Instruction: The listing below must be repeated word for word, with its images excluded.

Material provided:
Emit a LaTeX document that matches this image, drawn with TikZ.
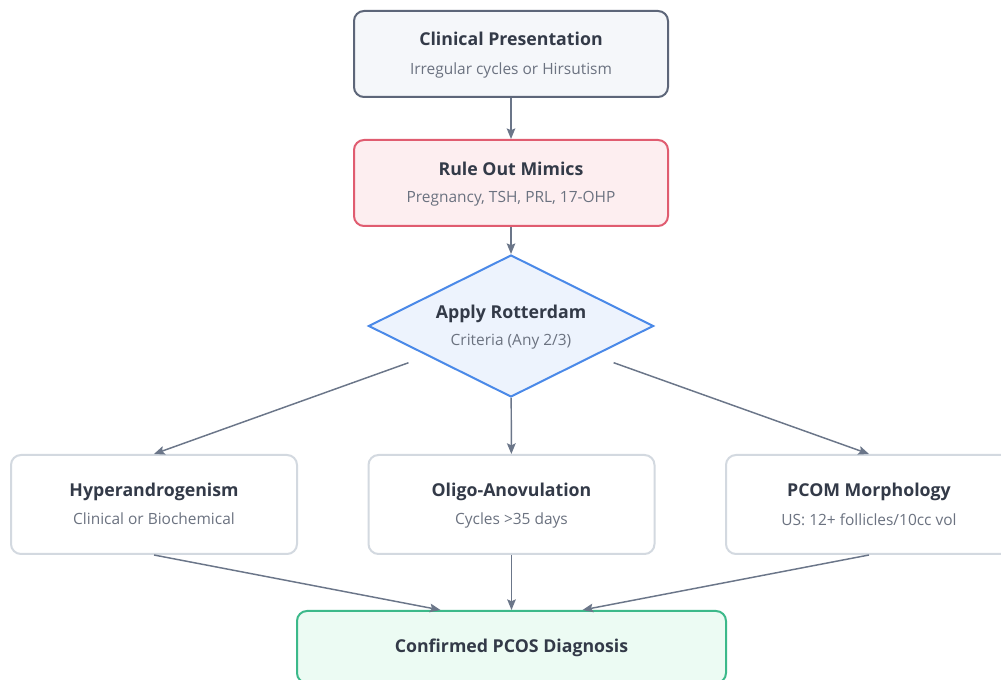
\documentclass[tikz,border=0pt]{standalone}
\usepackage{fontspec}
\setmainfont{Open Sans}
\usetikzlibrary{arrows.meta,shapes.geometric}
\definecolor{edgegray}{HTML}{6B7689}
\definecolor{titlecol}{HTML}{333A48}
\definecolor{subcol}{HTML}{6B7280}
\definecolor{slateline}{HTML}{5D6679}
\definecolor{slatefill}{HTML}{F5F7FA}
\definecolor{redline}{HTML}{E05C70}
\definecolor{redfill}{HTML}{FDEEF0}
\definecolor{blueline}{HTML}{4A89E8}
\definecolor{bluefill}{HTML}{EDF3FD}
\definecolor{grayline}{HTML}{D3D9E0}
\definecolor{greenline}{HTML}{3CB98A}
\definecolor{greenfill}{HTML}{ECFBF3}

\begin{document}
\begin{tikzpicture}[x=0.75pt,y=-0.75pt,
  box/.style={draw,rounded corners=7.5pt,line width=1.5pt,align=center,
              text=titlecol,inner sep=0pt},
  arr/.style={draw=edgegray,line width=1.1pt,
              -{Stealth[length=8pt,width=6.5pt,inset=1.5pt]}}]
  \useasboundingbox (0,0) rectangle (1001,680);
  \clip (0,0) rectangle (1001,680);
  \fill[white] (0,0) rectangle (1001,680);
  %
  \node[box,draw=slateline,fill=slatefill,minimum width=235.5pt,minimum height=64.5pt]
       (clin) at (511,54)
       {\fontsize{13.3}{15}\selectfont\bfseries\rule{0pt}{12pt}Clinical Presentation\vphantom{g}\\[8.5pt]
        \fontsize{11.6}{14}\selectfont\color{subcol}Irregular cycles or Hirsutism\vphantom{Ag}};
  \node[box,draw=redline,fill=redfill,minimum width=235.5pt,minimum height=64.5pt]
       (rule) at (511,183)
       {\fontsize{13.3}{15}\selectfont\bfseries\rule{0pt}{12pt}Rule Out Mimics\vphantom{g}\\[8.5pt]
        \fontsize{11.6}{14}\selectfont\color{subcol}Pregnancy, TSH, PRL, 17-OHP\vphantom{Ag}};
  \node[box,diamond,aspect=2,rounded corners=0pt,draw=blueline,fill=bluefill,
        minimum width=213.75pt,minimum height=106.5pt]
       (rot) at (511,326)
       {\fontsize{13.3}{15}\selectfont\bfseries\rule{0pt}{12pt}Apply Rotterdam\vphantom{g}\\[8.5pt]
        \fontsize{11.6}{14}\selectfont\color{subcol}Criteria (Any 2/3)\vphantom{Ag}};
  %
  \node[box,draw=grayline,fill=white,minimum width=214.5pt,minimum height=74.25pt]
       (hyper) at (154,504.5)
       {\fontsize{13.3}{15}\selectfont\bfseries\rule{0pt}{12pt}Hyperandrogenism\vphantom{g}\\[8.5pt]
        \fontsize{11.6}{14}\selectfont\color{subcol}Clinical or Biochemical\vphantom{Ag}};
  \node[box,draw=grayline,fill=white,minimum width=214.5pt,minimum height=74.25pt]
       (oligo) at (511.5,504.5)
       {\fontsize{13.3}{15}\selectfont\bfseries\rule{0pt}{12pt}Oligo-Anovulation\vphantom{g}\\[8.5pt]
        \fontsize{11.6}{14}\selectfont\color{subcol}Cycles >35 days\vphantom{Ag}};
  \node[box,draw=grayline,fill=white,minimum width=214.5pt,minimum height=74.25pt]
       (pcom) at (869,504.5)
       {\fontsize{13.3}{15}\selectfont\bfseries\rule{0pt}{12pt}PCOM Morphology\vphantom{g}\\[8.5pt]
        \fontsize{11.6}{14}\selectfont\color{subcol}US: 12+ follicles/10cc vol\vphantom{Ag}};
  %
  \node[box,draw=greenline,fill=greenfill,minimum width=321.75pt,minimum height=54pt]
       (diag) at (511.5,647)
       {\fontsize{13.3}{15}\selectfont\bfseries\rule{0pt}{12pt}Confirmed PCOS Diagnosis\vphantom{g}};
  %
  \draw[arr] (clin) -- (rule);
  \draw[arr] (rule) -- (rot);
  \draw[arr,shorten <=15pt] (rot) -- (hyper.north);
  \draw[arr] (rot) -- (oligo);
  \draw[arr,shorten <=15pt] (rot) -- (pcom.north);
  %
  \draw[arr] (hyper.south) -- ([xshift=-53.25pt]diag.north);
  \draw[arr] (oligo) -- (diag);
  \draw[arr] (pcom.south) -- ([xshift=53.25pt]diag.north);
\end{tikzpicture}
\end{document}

Solution to this problem:
Emit a LaTeX document that matches this image, drawn with TikZ.
\documentclass[tikz,border=0pt]{standalone}
\usepackage{fontspec}
\setmainfont{Open Sans}
\usetikzlibrary{arrows.meta,shapes.geometric}
\definecolor{edgegray}{HTML}{6B7689}
\definecolor{titlecol}{HTML}{333A48}
\definecolor{subcol}{HTML}{6B7280}
\definecolor{slateline}{HTML}{5D6679}
\definecolor{slatefill}{HTML}{F5F7FA}
\definecolor{redline}{HTML}{E05C70}
\definecolor{redfill}{HTML}{FDEEF0}
\definecolor{blueline}{HTML}{4A89E8}
\definecolor{bluefill}{HTML}{EDF3FD}
\definecolor{grayline}{HTML}{D3D9E0}
\definecolor{greenline}{HTML}{3CB98A}
\definecolor{greenfill}{HTML}{ECFBF3}

\begin{document}
\begin{tikzpicture}[x=0.75pt,y=-0.75pt,
  box/.style={draw,rounded corners=7.5pt,line width=1.5pt,align=center,
              text=titlecol,inner sep=0pt},
  arr/.style={draw=edgegray,line width=1.1pt,
              -{Stealth[length=8pt,width=6.5pt,inset=1.5pt]}}]
  \useasboundingbox (0,0) rectangle (1001,680);
  \clip (0,0) rectangle (1001,680);
  \fill[white] (0,0) rectangle (1001,680);
  %
  \node[box,draw=slateline,fill=slatefill,minimum width=235.5pt,minimum height=64.5pt]
       (clin) at (511,54)
       {\fontsize{13.3}{15}\selectfont\bfseries\rule{0pt}{12pt}Clinical Presentation\vphantom{g}\\[8.5pt]
        \fontsize{11.6}{14}\selectfont\color{subcol}Irregular cycles or Hirsutism\vphantom{Ag}};
  \node[box,draw=redline,fill=redfill,minimum width=235.5pt,minimum height=64.5pt]
       (rule) at (511,183)
       {\fontsize{13.3}{15}\selectfont\bfseries\rule{0pt}{12pt}Rule Out Mimics\vphantom{g}\\[8.5pt]
        \fontsize{11.6}{14}\selectfont\color{subcol}Pregnancy, TSH, PRL, 17-OHP\vphantom{Ag}};
  \node[box,diamond,aspect=2,rounded corners=0pt,draw=blueline,fill=bluefill,
        minimum width=213.75pt,minimum height=106.5pt]
       (rot) at (511,326)
       {\fontsize{13.3}{15}\selectfont\bfseries\rule{0pt}{12pt}Apply Rotterdam\vphantom{g}\\[8.5pt]
        \fontsize{11.6}{14}\selectfont\color{subcol}Criteria (Any 2/3)\vphantom{Ag}};
  %
  \node[box,draw=grayline,fill=white,minimum width=214.5pt,minimum height=74.25pt]
       (hyper) at (154,504.5)
       {\fontsize{13.3}{15}\selectfont\bfseries\rule{0pt}{12pt}Hyperandrogenism\vphantom{g}\\[8.5pt]
        \fontsize{11.6}{14}\selectfont\color{subcol}Clinical or Biochemical\vphantom{Ag}};
  \node[box,draw=grayline,fill=white,minimum width=214.5pt,minimum height=74.25pt]
       (oligo) at (511.5,504.5)
       {\fontsize{13.3}{15}\selectfont\bfseries\rule{0pt}{12pt}Oligo-Anovulation\vphantom{g}\\[8.5pt]
        \fontsize{11.6}{14}\selectfont\color{subcol}Cycles >35 days\vphantom{Ag}};
  \node[box,draw=grayline,fill=white,minimum width=214.5pt,minimum height=74.25pt]
       (pcom) at (869,504.5)
       {\fontsize{13.3}{15}\selectfont\bfseries\rule{0pt}{12pt}PCOM Morphology\vphantom{g}\\[8.5pt]
        \fontsize{11.6}{14}\selectfont\color{subcol}US: 12+ follicles/10cc vol\vphantom{Ag}};
  %
  \node[box,draw=greenline,fill=greenfill,minimum width=321.75pt,minimum height=54pt]
       (diag) at (511.5,647)
       {\fontsize{13.3}{15}\selectfont\bfseries\rule{0pt}{12pt}Confirmed PCOS Diagnosis\vphantom{g}};
  %
  \draw[arr] (clin) -- (rule);
  \draw[arr] (rule) -- (rot);
  \draw[arr,shorten <=15pt] (rot) -- (hyper.north);
  \draw[arr] (rot) -- (oligo);
  \draw[arr,shorten <=15pt] (rot) -- (pcom.north);
  %
  \draw[arr] (hyper.south) -- ([xshift=-53.25pt]diag.north);
  \draw[arr] (oligo) -- (diag);
  \draw[arr] (pcom.south) -- ([xshift=53.25pt]diag.north);
\end{tikzpicture}
\end{document}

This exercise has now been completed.